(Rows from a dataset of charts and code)

Begin

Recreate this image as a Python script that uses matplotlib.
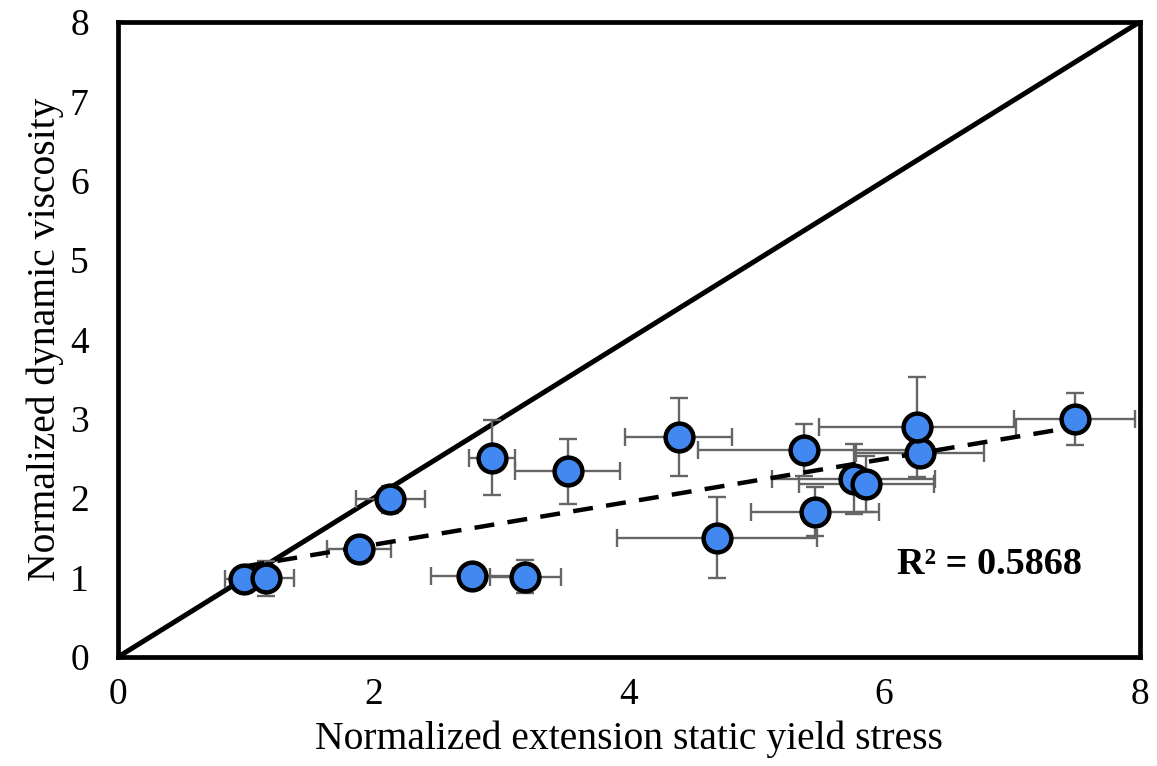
import matplotlib
matplotlib.use("Agg")
import matplotlib.pyplot as plt
import numpy as np

# normalized extension static yield stress (x) vs normalized dynamic viscosity (y)
x_vals = [0.99, 1.16, 1.89, 2.13, 2.93, 3.52, 2.77, 3.19, 4.39,
          4.69, 5.37, 5.76, 5.86, 6.28, 5.46, 6.26, 7.49]
y_vals = [0.98, 0.99, 1.36, 1.99, 2.51, 2.34, 1.02, 1.01, 2.77,
          1.50, 2.61, 2.24, 2.18, 2.57, 1.83, 2.90, 3.00]
x_err = [0.15, 0.22, 0.25, 0.27, 0.18, 0.41, 0.32, 0.28, 0.42,
         0.78, 0.83, 0.64, 0.53, 0.50, 0.50, 0.77, 0.47]
y_err = [0.06, 0.22, 0.05, 0.17, 0.47, 0.41, 0.03, 0.21, 0.49,
         0.51, 0.33, 0.44, 0.35, 0.16, 0.31, 0.63, 0.33]
r2_label = "R² = 0.5868"
ticks = [0, 2, 4, 6, 8]
yticks = [0, 1, 2, 3, 4, 5, 6, 7, 8]

plt.rcParams["font.family"] = ["Liberation Serif", "DejaVu Serif"]

fig = plt.figure(figsize=(11.57, 7.66), dpi=100)
ax = fig.add_axes([0.102, 0.1423, 0.883, 0.829])

x = np.array(x_vals)
y = np.array(y_vals)

# 1:1 line
ax.plot([0, 8], [0, 8], color="black", lw=3.6, zorder=2)

# error bars
ax.errorbar(x, y, xerr=x_err, yerr=y_err, fmt="none", ecolor="#656565",
            elinewidth=1.7, capsize=6.5, capthick=1.7, zorder=3)

# linear trend line
k, b = np.polyfit(x, y, 1)
xs = np.array([x.min(), x.max()])
ax.plot(xs, k * xs + b, color="black", lw=3.2, dashes=(4.5, 3), zorder=4)

ax.plot(x, y, "o", ms=20, mfc="#4189F0", mec="black", mew=3.2, zorder=5)

ax.text(6.10, 1.05, r2_label, fontsize=27.5, fontweight="bold",
        ha="left", va="baseline")

ax.set_xlim(0, 8)
ax.set_ylim(0, 8)
ax.set_xticks(ticks)
ax.set_yticks(yticks)
ax.tick_params(axis="both", length=0, labelsize=27)
ax.tick_params(axis="x", pad=15)
ax.tick_params(axis="y", pad=21)
for s in ax.spines.values():
    s.set_linewidth(3.4)
    s.set_color("black")

ax.set_xlabel("Normalized extension static yield stress", fontsize=28.5, labelpad=6)
ax.set_ylabel("Normalized dynamic viscosity", fontsize=28.5, labelpad=4)

fig.savefig("out.png", dpi=100)
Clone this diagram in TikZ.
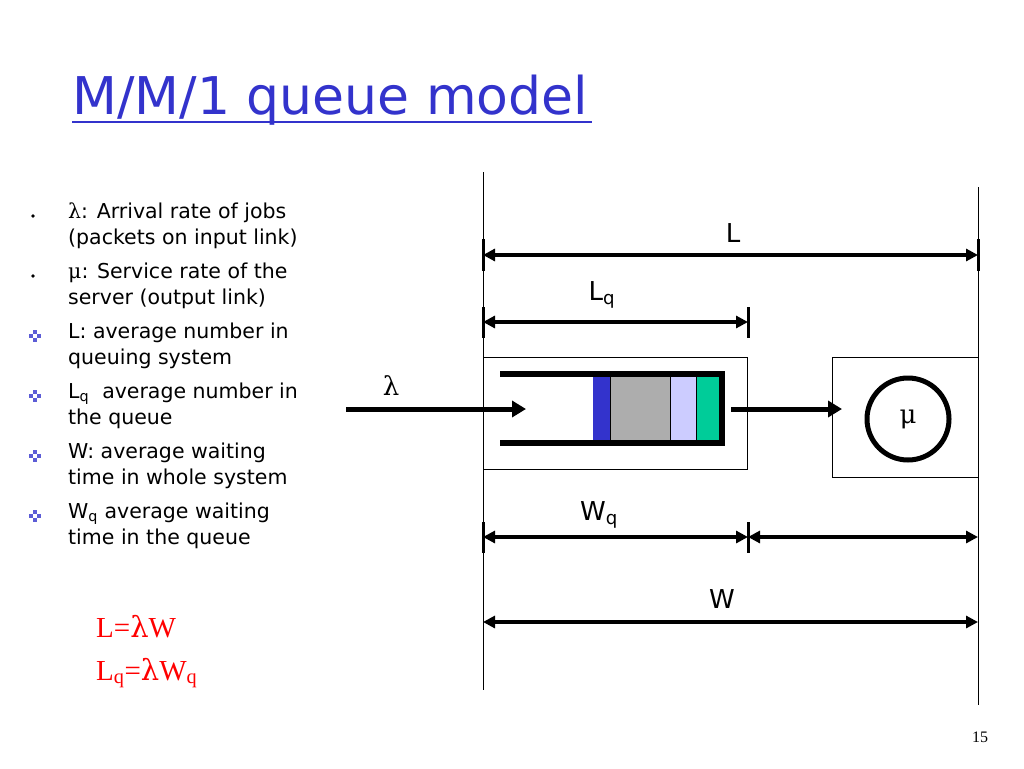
\documentclass[tikz,border=0pt]{standalone}
\usepackage{fontspec}
\setmainfont{DejaVu Sans}
\newfontfamily\tms{Liberation Serif}
\newfontfamily\grk{DejaVu Serif}
\newcommand{\lam}{{\grk λ}}
\newcommand{\mmu}{{\grk μ}}
\newcommand{\sbs}[1]{\textsubscript{#1}}
\usetikzlibrary{arrows.meta}
\definecolor{ttl}{HTML}{3333CC}
\definecolor{pktg}{HTML}{00CC99}
\begin{document}
\begin{tikzpicture}[x=1pt,y=-1pt,
  thin line/.style={line width=0.8pt},
  dim/.style={line width=3.2pt,{Triangle[length=12pt,width=12pt]}-{Triangle[length=12pt,width=12pt]}},
  tick/.style={line width=3pt},
  flow/.style={line width=5pt,-{Triangle[length=14pt,width=16pt]}},
  chan/.style={line width=6pt},
  lbl/.style={font=\fontsize{26}{28}\selectfont, inner sep=0pt},
  txt/.style={font=\fontsize{20.5}{26}\selectfont, anchor=north west, align=left, inner sep=0pt},
  blt/.style={fill=ttl!80, inner sep=0pt, minimum size=3.2pt, shape=rectangle}
]
\useasboundingbox (0,0) rectangle (1024,768);
% title
\node[anchor=base west, text=ttl, font=\fontsize{52}{56}\selectfont, inner sep=0pt] (title) at (72,114) {M/M/1 queue model};
\draw[ttl, line width=2pt] (72,122) -- (592,122);
% vertical lines
\coordinate (v1t) at (483,172); \coordinate (v1b) at (483,690);
\coordinate (v2t) at (978,187); \coordinate (v2b) at (978,705);
\draw[thin line] (v1t) -- (v1b);
\draw[thin line] (v2t) -- (v2b);
% L
\coordinate (La) at (483,255); \coordinate (Lb) at (978,255);
\draw[dim] (La) -- (Lb);
\draw[tick] (483,239) -- (483,271); \draw[tick] (978,239) -- (978,271);
\node[lbl] (Ll) at (733,233) {L};
% Lq
\coordinate (Lqa) at (483,322); \coordinate (Lqb) at (748,322);
\draw[dim] (Lqa) -- (Lqb);
\draw[tick] (483,307) -- (483,338); \draw[tick] (748,307) -- (748,338);
\node[lbl] (Lql) at (602,295) {L\sbs{q}};
% queue box
\node[draw, thin line, minimum width=264pt, minimum height=112pt, inner sep=0pt] (qbox) at (615,413) {};
\fill[ttl] (593,377) rectangle (610,440);
\fill[black!32] (610,377) rectangle (670,440);
\fill[blue!20] (670,377) rectangle (696,440);
\fill[pktg] (696,377) rectangle (720,440);
\draw[thin line] (610,377) -- (610,440) (670,377) -- (670,440) (696,377) -- (696,440);
\draw[chan] (500,374) -- (722,374) -- (722,443) -- (500,443);
% arrows
\coordinate (in) at (346,409); \coordinate (inend) at (526,409);
\draw[flow] (in) -- (inend);
\node[lbl] (lam) at (391,386) {\lam};
\coordinate (out) at (731,409); \coordinate (outend) at (842,409);
\draw[flow] (out) -- (outend);
% server
\node[draw, thin line, minimum width=146pt, minimum height=120pt, inner sep=0pt] (sbox) at (905,417) {};
\node[draw, circle, line width=5pt, minimum size=82pt, inner sep=0pt, font=\fontsize{26}{28}\selectfont] (srv) at (908,419) {\mmu};
% Wq
\coordinate (Wa) at (483,537); \coordinate (Wm) at (748,537); \coordinate (Wb) at (978,537);
\draw[dim] (Wa) -- (Wm);
\draw[dim] (Wm) -- (Wb);
\draw[tick] (483,522) -- (483,553); \draw[tick] (748,522) -- (748,553);
\node[lbl] (Wql) at (599,515) {W\sbs{q}};
% W
\coordinate (W1) at (483,622); \coordinate (W2) at (978,622);
\draw[dim] (W1) -- (W2);
\node[lbl] (Wl) at (722,599) {W};
% bullets text
\node[txt] (t1) at (68,203) {\lam: Arrival rate of jobs\\(packets on input link)};
\node[txt] (t2) at (68,263) {\mmu: Service rate of the\\server (output link)};
\node[txt] (t3) at (68,323) {L: average number in\\queuing system};
\node[txt] (t4) at (68,383) {L\sbs{q} \ average number in\\the queue};
\node[txt] (t5) at (68,443) {W: average waiting\\time in whole system};
\node[txt] (t6) at (68,503) {W\sbs{q} average waiting\\time in the queue};
\fill (33,216) circle (1.8pt);
\fill (33,276) circle (1.8pt);
\foreach \y in {336,396,456,516}{
  \node[blt] at (35,\y-4) {}; \node[blt] at (35,\y+4) {};
  \node[blt] at (31,\y) {}; \node[blt] at (39,\y) {};
}
% formulas
\node[anchor=base west, text=red, font=\tms\fontsize{29}{30}\selectfont, inner sep=0pt] (f1) at (96,637) {L={\grk λ}W};
\node[anchor=base west, text=red, font=\tms\fontsize{29}{30}\selectfont, inner sep=0pt] (f2) at (96,680) {L\sbs{q}={\grk λ}W\sbs{q}};
\node[anchor=base, font=\tms\fontsize{16}{18}\selectfont, inner sep=0pt] (pg) at (980,742) {15};
\end{tikzpicture}
\end{document}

End

● Exercise directions: Copy exactly the lines from the first line of the records above through the line with "import numpy as np", both included, and nothing else. Pictures stay out.

● Worked solution:
Recreate this image as a Python script that uses matplotlib.
import matplotlib
matplotlib.use("Agg")
import matplotlib.pyplot as plt
import numpy as np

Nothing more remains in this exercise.